(Short exercise): Skip every picture and transcribe the remaining material exactly.

(Stored data):
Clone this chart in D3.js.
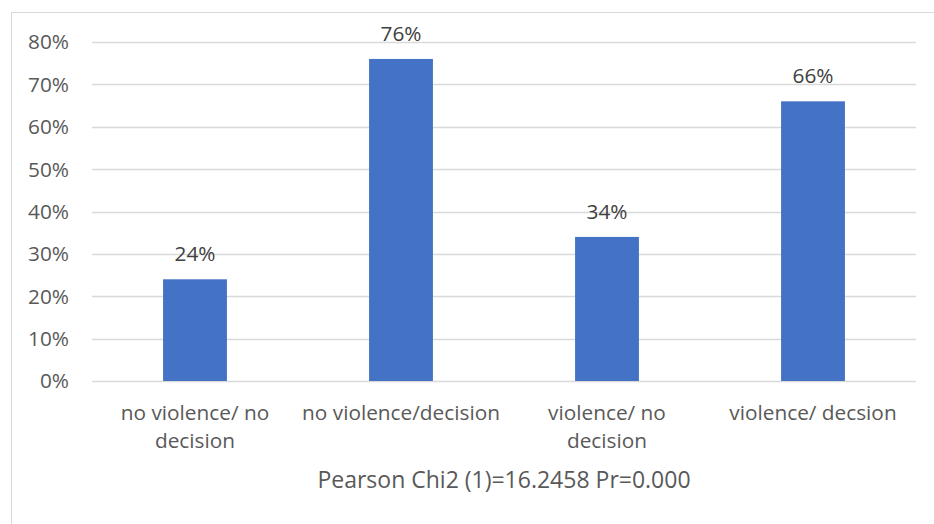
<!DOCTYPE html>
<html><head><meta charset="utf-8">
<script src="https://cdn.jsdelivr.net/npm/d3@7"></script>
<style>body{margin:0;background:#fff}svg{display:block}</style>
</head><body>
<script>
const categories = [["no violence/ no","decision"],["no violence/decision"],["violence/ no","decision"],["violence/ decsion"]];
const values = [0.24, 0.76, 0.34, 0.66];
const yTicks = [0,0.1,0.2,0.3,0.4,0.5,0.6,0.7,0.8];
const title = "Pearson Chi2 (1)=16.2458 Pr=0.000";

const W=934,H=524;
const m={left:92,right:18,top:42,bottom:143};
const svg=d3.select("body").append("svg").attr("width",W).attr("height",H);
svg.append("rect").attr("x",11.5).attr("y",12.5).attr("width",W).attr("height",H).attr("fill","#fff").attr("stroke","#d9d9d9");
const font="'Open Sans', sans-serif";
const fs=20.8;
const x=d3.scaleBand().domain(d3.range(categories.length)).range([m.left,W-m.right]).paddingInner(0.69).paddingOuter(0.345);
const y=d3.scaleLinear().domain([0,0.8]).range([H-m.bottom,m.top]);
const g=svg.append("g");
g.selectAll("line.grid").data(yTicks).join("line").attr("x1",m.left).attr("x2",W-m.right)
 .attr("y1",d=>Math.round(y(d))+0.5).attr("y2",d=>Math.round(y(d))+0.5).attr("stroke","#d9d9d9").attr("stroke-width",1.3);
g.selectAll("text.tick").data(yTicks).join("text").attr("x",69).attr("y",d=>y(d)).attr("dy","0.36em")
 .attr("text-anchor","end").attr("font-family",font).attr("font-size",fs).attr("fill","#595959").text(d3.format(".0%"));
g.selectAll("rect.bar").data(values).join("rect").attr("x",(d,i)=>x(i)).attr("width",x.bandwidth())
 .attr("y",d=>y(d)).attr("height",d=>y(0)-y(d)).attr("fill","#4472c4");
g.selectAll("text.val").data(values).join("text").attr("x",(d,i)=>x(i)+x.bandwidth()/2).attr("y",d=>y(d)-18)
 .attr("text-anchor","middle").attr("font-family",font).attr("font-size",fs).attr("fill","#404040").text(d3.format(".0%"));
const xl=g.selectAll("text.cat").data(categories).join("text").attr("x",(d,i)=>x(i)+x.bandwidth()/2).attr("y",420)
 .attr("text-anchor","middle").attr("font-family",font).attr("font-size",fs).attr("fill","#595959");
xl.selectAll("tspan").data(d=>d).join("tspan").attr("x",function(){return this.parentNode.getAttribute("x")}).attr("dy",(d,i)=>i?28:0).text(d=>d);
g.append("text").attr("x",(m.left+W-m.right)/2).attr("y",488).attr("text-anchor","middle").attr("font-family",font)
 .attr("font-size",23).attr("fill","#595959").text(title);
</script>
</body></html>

(Written response):
Clone this chart in D3.js.
<!DOCTYPE html>
<html><head><meta charset="utf-8">
<script src="https://cdn.jsdelivr.net/npm/d3@7"></script>
<style>body{margin:0;background:#fff}svg{display:block}</style>
</head><body>
<script>
const categories = [["no violence/ no","decision"],["no violence/decision"],["violence/ no","decision"],["violence/ decsion"]];
const values = [0.24, 0.76, 0.34, 0.66];
const yTicks = [0,0.1,0.2,0.3,0.4,0.5,0.6,0.7,0.8];
const title = "Pearson Chi2 (1)=16.2458 Pr=0.000";

const W=934,H=524;
const m={left:92,right:18,top:42,bottom:143};
const svg=d3.select("body").append("svg").attr("width",W).attr("height",H);
svg.append("rect").attr("x",11.5).attr("y",12.5).attr("width",W).attr("height",H).attr("fill","#fff").attr("stroke","#d9d9d9");
const font="'Open Sans', sans-serif";
const fs=20.8;
const x=d3.scaleBand().domain(d3.range(categories.length)).range([m.left,W-m.right]).paddingInner(0.69).paddingOuter(0.345);
const y=d3.scaleLinear().domain([0,0.8]).range([H-m.bottom,m.top]);
const g=svg.append("g");
g.selectAll("line.grid").data(yTicks).join("line").attr("x1",m.left).attr("x2",W-m.right)
 .attr("y1",d=>Math.round(y(d))+0.5).attr("y2",d=>Math.round(y(d))+0.5).attr("stroke","#d9d9d9").attr("stroke-width",1.3);
g.selectAll("text.tick").data(yTicks).join("text").attr("x",69).attr("y",d=>y(d)).attr("dy","0.36em")
 .attr("text-anchor","end").attr("font-family",font).attr("font-size",fs).attr("fill","#595959").text(d3.format(".0%"));
g.selectAll("rect.bar").data(values).join("rect").attr("x",(d,i)=>x(i)).attr("width",x.bandwidth())
 .attr("y",d=>y(d)).attr("height",d=>y(0)-y(d)).attr("fill","#4472c4");
g.selectAll("text.val").data(values).join("text").attr("x",(d,i)=>x(i)+x.bandwidth()/2).attr("y",d=>y(d)-18)
 .attr("text-anchor","middle").attr("font-family",font).attr("font-size",fs).attr("fill","#404040").text(d3.format(".0%"));
const xl=g.selectAll("text.cat").data(categories).join("text").attr("x",(d,i)=>x(i)+x.bandwidth()/2).attr("y",420)
 .attr("text-anchor","middle").attr("font-family",font).attr("font-size",fs).attr("fill","#595959");
xl.selectAll("tspan").data(d=>d).join("tspan").attr("x",function(){return this.parentNode.getAttribute("x")}).attr("dy",(d,i)=>i?28:0).text(d=>d);
g.append("text").attr("x",(m.left+W-m.right)/2).attr("y",488).attr("text-anchor","middle").attr("font-family",font)
 .attr("font-size",23).attr("fill","#595959").text(title);
</script>
</body></html>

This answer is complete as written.